As the resolution allowing humanitarian assistance to reach Idlib across Syria’s borders is set to expire in the coming weeks, Amnesty International urged the UN Security Council not to cut a vital aid lifeline for civilians in north-west Syria.
In July 2014, the UN Security Council unanimously passed a resolution authorizing cross-border aid into north-west Syria and other parts of the country held by armed opposition groups, without requiring the consent of the Syrian government.
The resolution has been repeatedly extended since then – although with extreme difficulty in recent years and a reduction of scope in January 2020. It is due to expire on 10 July.
Syria and its allies are seeking to end this arrangement and channel aid through Damascus instead, which would make it very difficult for the UN and its humanitarian partners to deliver timely and sustained aid.
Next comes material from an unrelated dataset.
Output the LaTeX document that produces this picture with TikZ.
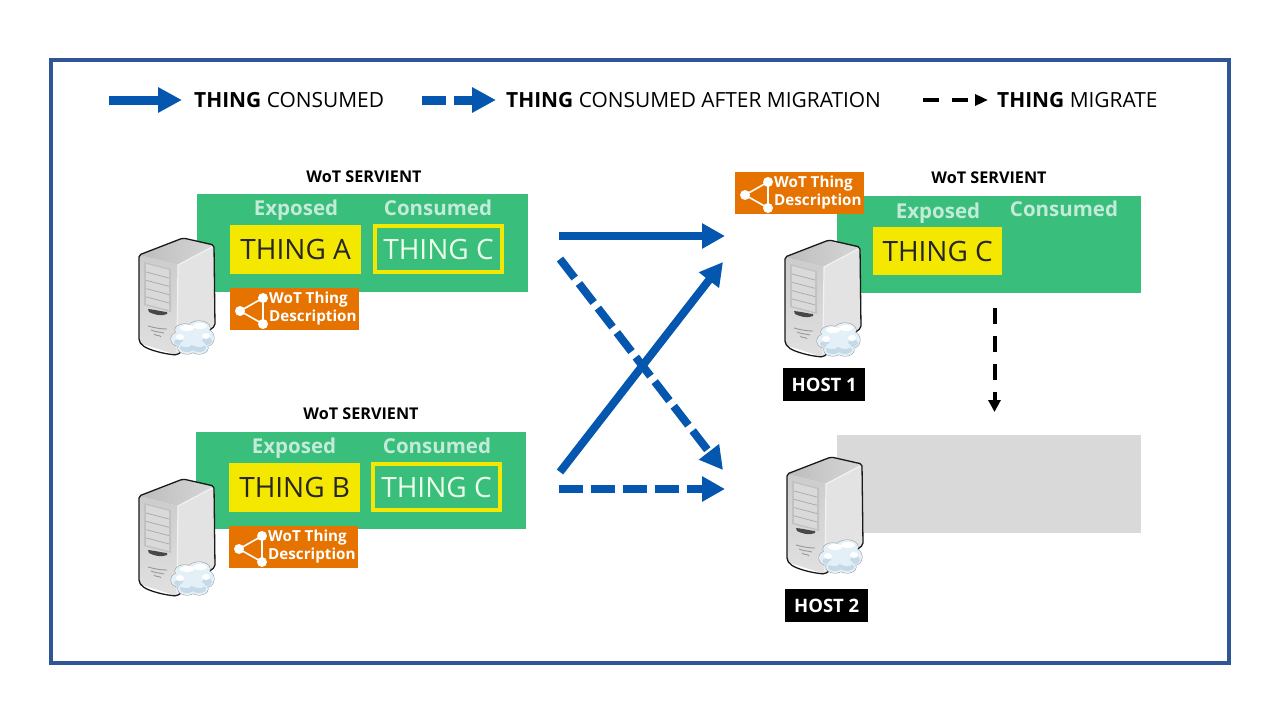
\documentclass[tikz,border=0pt]{standalone}
\usepackage{fontspec}
\setmainfont{Open Sans}
\usetikzlibrary{arrows.meta,positioning}
\definecolor{framecol}{HTML}{2F5597}
\definecolor{arrowcol}{HTML}{0556AE}
\definecolor{greencol}{HTML}{39BE7C}
\definecolor{yellowcol}{HTML}{F5E800}
\definecolor{orangecol}{HTML}{E67300}
\definecolor{greycol}{HTML}{D9D9D9}
\definecolor{labelcol}{HTML}{C3EBD8}
\definecolor{cloudcol}{HTML}{E4F0F8}
\definecolor{cloudshade}{HTML}{C4DAE8}
\newcommand{\fsize}[1]{\fontsize{#1}{#1}\selectfont}
\tikzset{
  servient/.style={fill=greencol, anchor=north west, inner sep=0pt},
  thingbox/.style={fill=yellowcol, anchor=north west, inner sep=0pt, text=black!85, font=\fsize{28}, align=center},
  consumedbox/.style={draw=yellowcol, line width=4pt, anchor=north west, inner sep=0pt, text=white!92!green, font=\fsize{28}, align=center},
  sidelabel/.style={text=labelcol, font=\bfseries\fsize{20.5}, inner sep=0pt, anchor=base},
  servienttitle/.style={font=\bfseries\fsize{16.2}, inner sep=0pt},
  hostbox/.style={fill=black, text=white, font=\bfseries\fsize{18.5}, anchor=north west, inner sep=0pt},
  legendtext/.style={anchor=west, inner sep=0pt, font=\fsize{20.9}},
  bigarr/.style={line width=8pt, arrowcol, -{Triangle[length=23pt,width=24pt]}},
  legarr/.style={line width=9pt, arrowcol, -{Triangle[length=24pt,width=24pt]}},
  blackarr/.style={line width=4pt, black, dash pattern=on 16pt off 12pt, -{Triangle[length=12pt,width=12pt]}},
  pics/wotbadge/.style={code={
    \node[fill=orangecol, minimum width=129pt, minimum height=42pt, inner sep=0pt, anchor=north west] (-box) at (0,0) {};
    \draw[white, line width=1.6pt] (10,23) -- (33,10) -- (33,36) -- cycle;
    \fill[white] (10,23) circle [radius=5] (33,10) circle [radius=5] (33,36) circle [radius=5];
    \node[anchor=west, text=white, font=\bfseries\fsize{15.2}, align=left, inner sep=0pt, execute at begin node={\baselineskip=18pt}] (-text) at (39,21) {WoT Thing\\Description};
  }},
  pics/server/.style={code={
    % body
    \fill[white!89!black] (39,27) -- (75,8) -- (76,88) -- (38,117) -- cycle;
    \shade[top color=white!80!black, bottom color=white!88!black] (0,17) -- (39,27) -- (38,117) -- (3,106) -- (0,104) -- cycle;
    \shade[left color=white!74!black, right color=white!84!black] (0,17) -- (44,0) -- (75,8) -- (39,27) -- cycle;
    \draw[white!95!black, line width=1.2pt] (39,27) -- (75,8) (39,27) -- (38,116);
    \draw[black!90, line width=1.3pt, rounded corners=2pt] (0,17) -- (44,0) -- (75,7) -- (76,88) -- (38,117) .. controls (25,116) and (10,112) .. (3,107) -- (0,103) -- cycle;
    % front panel
    \fill[white!76!black] (5,24) -- (32,31) -- (32,74) -- (5,67) -- cycle;
    \fill[white!85!black] (7,26) -- (30,32) -- (30,72) -- (7,66) -- cycle;
    \foreach \i in {0,1,2,3}
      \draw[white!66!black, line width=.7pt] (7,{34+8.3*\i}) -- (30,{40+8.3*\i});
    % slot and vents
    \fill[black!72] (9,71) .. controls (18,72) and (25,74) .. (28,74) -- (28,76) .. controls (22,79) and (14,76) .. (10,74) -- cycle;
    \foreach \i in {0,1,2}
      \draw[white!60!black, line width=.9pt] ({9+\i*3},{88+\i*4}) .. controls (16,{90+\i*4}) and (22,{91+\i*3}) .. ({28-\i*3},{91+\i*4});
    % cloud
    \draw[black!40, line width=1pt] (46,92) ellipse [x radius=10, y radius=6] (60,90) ellipse [x radius=11, y radius=7]
      (40,101) ellipse [x radius=8, y radius=7] (68,100) ellipse [x radius=7, y radius=8]
      (48,110) ellipse [x radius=9, y radius=6] (60,110) ellipse [x radius=9, y radius=6];
    \fill[cloudcol] (46,92) ellipse [x radius=10, y radius=6] (60,90) ellipse [x radius=11, y radius=7]
      (40,101) ellipse [x radius=8, y radius=7] (68,100) ellipse [x radius=7, y radius=8]
      (48,110) ellipse [x radius=9, y radius=6] (60,110) ellipse [x radius=9, y radius=6] (54,100) ellipse [x radius=18, y radius=11];
    \fill[cloudshade] (48,110) ellipse [x radius=7, y radius=4] (60,110) ellipse [x radius=7, y radius=4] (40,104) ellipse [x radius=5, y radius=3] (68,103) ellipse [x radius=5, y radius=4];
    \fill[cloudcol] (47,106) ellipse [x radius=6, y radius=3] (60,106) ellipse [x radius=6, y radius=3] (53,98) ellipse [x radius=11, y radius=5];
    \fill[white] (48,90) ellipse [x radius=7, y radius=3] (61,88) ellipse [x radius=7, y radius=3] (41,99) ellipse [x radius=4, y radius=3] (67,98) ellipse [x radius=4, y radius=3];
  }}
}
\begin{document}
\begin{tikzpicture}[x=1pt, y=-1pt]
\useasboundingbox (0,0) rectangle (1280,720);
\draw[framecol, line width=4pt] (51,60) rectangle (1229,663);

% legend
\coordinate (la) at (109,100);
\coordinate (lb) at (182,100);
\coordinate (lc) at (422,100);
\coordinate (ld) at (496,100);
\coordinate (le) at (923,100);
\coordinate (lf) at (988,100);
\draw[legarr] (la) -- (lb);
\draw[legarr, dash pattern=on 24pt off 8pt] (lc) -- (ld);
\draw[line width=3.500pt, dash pattern=on 16pt off 13pt, -{Triangle[length=13pt,width=11pt]}] (le) -- (lf);
\node[legendtext] (t1) at (194,100) {\textbf{THING} CONSUMED};
\node[legendtext] (t2) at (506,100) {\textbf{THING} CONSUMED AFTER MIGRATION};
\node[legendtext] (t3) at (997,100) {\textbf{THING} MIGRATE};

% left top
\node[servient, minimum width=331pt, minimum height=98pt] (sa) at (197,194) {};
\node[servienttitle] (tsa) at (364,177) {WoT SERVIENT};
\node[sidelabel] (ea) at (296,215.500) {Exposed};
\node[sidelabel] (ca) at (438,215) {Consumed};
\node[thingbox, minimum width=131pt, minimum height=49pt] (ta) at (230,225) {THING A};
\node[consumedbox, minimum width=127pt, minimum height=46pt] (tca) at (373,224) {THING C};
\pic (ba) at (230,288) {wotbadge};
\pic (hosta) at (139,238) {server};

% left bottom
\node[servient, minimum width=330pt, minimum height=97pt] (sb) at (196,432) {};
\node[servienttitle] (tsb) at (361,414) {WoT SERVIENT};
\node[sidelabel] (eb) at (294,453.500) {Exposed};
\node[sidelabel] (cb) at (437,453) {Consumed};
\node[thingbox, minimum width=131pt, minimum height=49pt] (tb) at (229,463) {THING B};
\node[consumedbox, minimum width=127pt, minimum height=46pt] (tcb) at (371,462) {THING C};
\pic (bb) at (229,526) {wotbadge};
\pic (hostb) at (139,479) {server};

% right top
\node[servient, minimum width=304pt, minimum height=97pt] (sc) at (837,196) {};
\node[servienttitle] (tsc) at (989,178) {WoT SERVIENT};
\node[sidelabel] (ec) at (938,218) {Exposed};
\node[sidelabel] (cc) at (1064,216) {Consumed};
\node[thingbox, minimum width=129pt, minimum height=48pt] (tc) at (873,227) {THING C};
\pic (bc) at (735,172) {wotbadge};
\pic (hostc) at (785,240) {server};
\node[hostbox, minimum width=82pt, minimum height=33pt] (ha) at (783,368) {HOST 1};

% right bottom
\node[servient, fill=greycol, minimum width=304pt, minimum height=98pt] (sd) at (837,435) {};
\pic (hostd) at (787,457) {server};
\node[hostbox, minimum width=83pt, minimum height=33pt] (hb) at (785,589) {HOST 2};

% connectors
\coordinate (a1) at (559,236);
\coordinate (a2) at (725,236);
\coordinate (b1) at (560,259);
\coordinate (b2) at (723,470);
\coordinate (c1) at (560,472);
\coordinate (c2) at (723,262);
\coordinate (d1) at (559,489);
\coordinate (d2) at (725,489);
\coordinate (m1) at (994.500,308);
\coordinate (m2) at (994.500,412);
\draw[bigarr] (a1) -- (a2);
\draw[bigarr, dash pattern=on 24pt off 7pt] (b1) -- (b2);
\draw[bigarr] (c1) -- (c2);
\draw[bigarr, dash pattern=on 24pt off 8pt] (d1) -- (d2);
\draw[blackarr] (m1) -- (m2);
\end{tikzpicture}
\end{document}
The Syrian government has regularly sought to restrict aid operations through bureaucratic requirements. It has also “blacklisted” and persecuted aid workers associated with opposition-held areas.
Armed groups like Hay’at Tahrir al-Sham who are allied with the government have also hampered humanitarian organizations from doing their jobs effectively.
“UN officials have already called Idlib a humanitarian ‘horror story’ – this will only worsen unless the Security Council sees beyond political ploys and sustains the precious lifeline of cross-border humanitarian aid,” said Heba Morayef , Amnesty International’s Middle East and North Africa Director.
A new Amnesty International report, ‘Nowhere is safe for us’: Unlawful attacks and mass displacement in north-west Syria, details 18 cases – the majority in January and February 2020 – where Syrian and/or Russian government forces targeted medical facilities and schools in Idlib, western Aleppo and north-western Hama governorates.
As a result, before the 5 March ceasefire almost 1 million people in Idlib – many of whom had been displaced repeatedly – were forced to flee again and languished in dire conditions in recent months.
“Even by the standards of Syria’s calamitous nine-year crisis, the displacement and humanitarian emergency sparked by the latest onslaught on Idlib has been unprecedented. The UN Security Council must not cut the vital lifeline of cross-border humanitarian aid while thousands of lives hang in the balance,” said Morayef.
“The latest offensive continued an abhorrent pattern of widespread and systematic attacks aimed at terrorizing the civilian population. Meanwhile, Russia has continued to provide invaluable military support – including by directly carrying out unlawful air strikes – despite evidence that it is facilitating the Syrian military’s commission of war crimes and crimes against humanity.”
The latest onslaught on Idlib forced close to a million people – more than 80% of them women and children – to flee towards areas close to the Turkish border between December 2019 and March 2020.
Cornered in an ever-shrinking space, these civilians continue to suffer intolerable living conditions amid a massively overstretched humanitarian response. Timely and sustained aid is needed more than ever. (Source: Amnesty Intl.)